In essence, incremental encoders are used where relative position is needed, while absolute encoders are required when exact positional data must always be known.
Understanding the Internal Components of Encoders
Inside an encoder, several components work together to convert motion into readable data. Understanding these internal parts is crucial for comprehending how encoders function:
Code disk or strip: In both optical and magnetic encoders, the code disk (in rotary encoders) or strip (in linear encoders) contains the patterns that are read by sensors. These patterns could be transparent/opaque sections for optical encoders or magnetic strips for magnetic encoders.
Sensors: Sensors detect changes in light (for optical encoders) or magnetic fields (for magnetic encoders). These sensors generate electrical pulses in response to motion, which are then processed by the system.
Signal processing circuitry: The raw signals generated by the sensors need to be processed to be useful. This circuitry converts the signals into data that represents position, speed, or direction.
Housing: Encoders are typically encased in protective housing, especially when designed for industrial environments. The housing protects the internal components from dust, moisture, and other environmental contaminants.

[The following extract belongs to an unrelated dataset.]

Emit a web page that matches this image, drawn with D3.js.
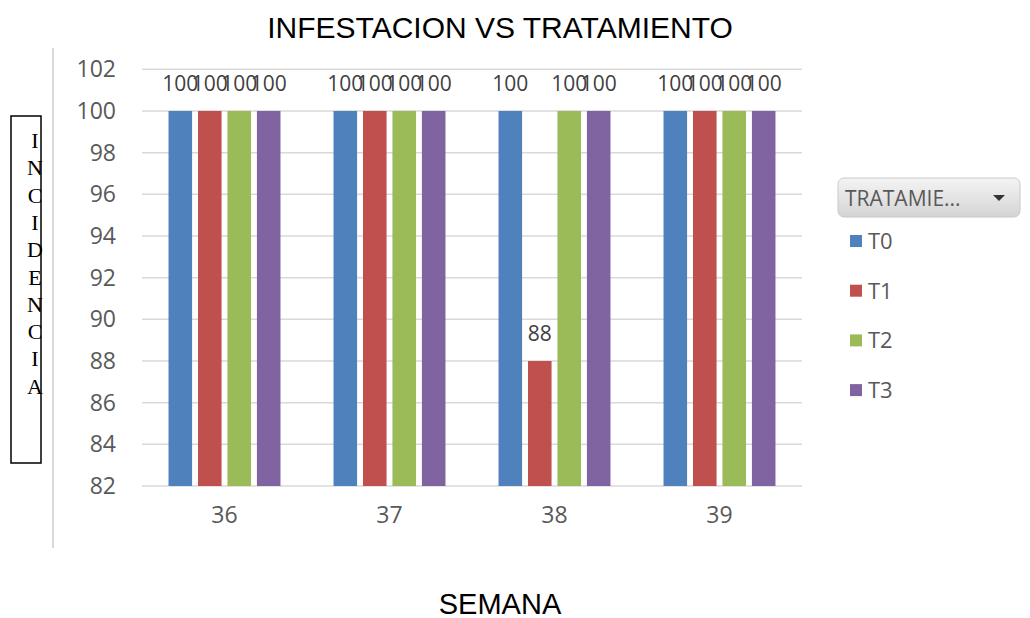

These components, though simple, work in harmony to ensure that encoders perform accurately and reliably, providing real-time feedback in control systems.
Conclusion
Encoders operate through various mechanisms—whether optical, magnetic, or mechanical—each suited for specific applications. Optical encoders use light for high-precision tasks, while magnetic encoders offer durability in harsh environments. Incremental encoders provide relative movement data, whereas absolute encoders retain exact positional information. Understanding the internal components and mechanisms behind each type of encoder helps in selecting the right device for specific tasks, ensuring optimal performance in both precision and durability.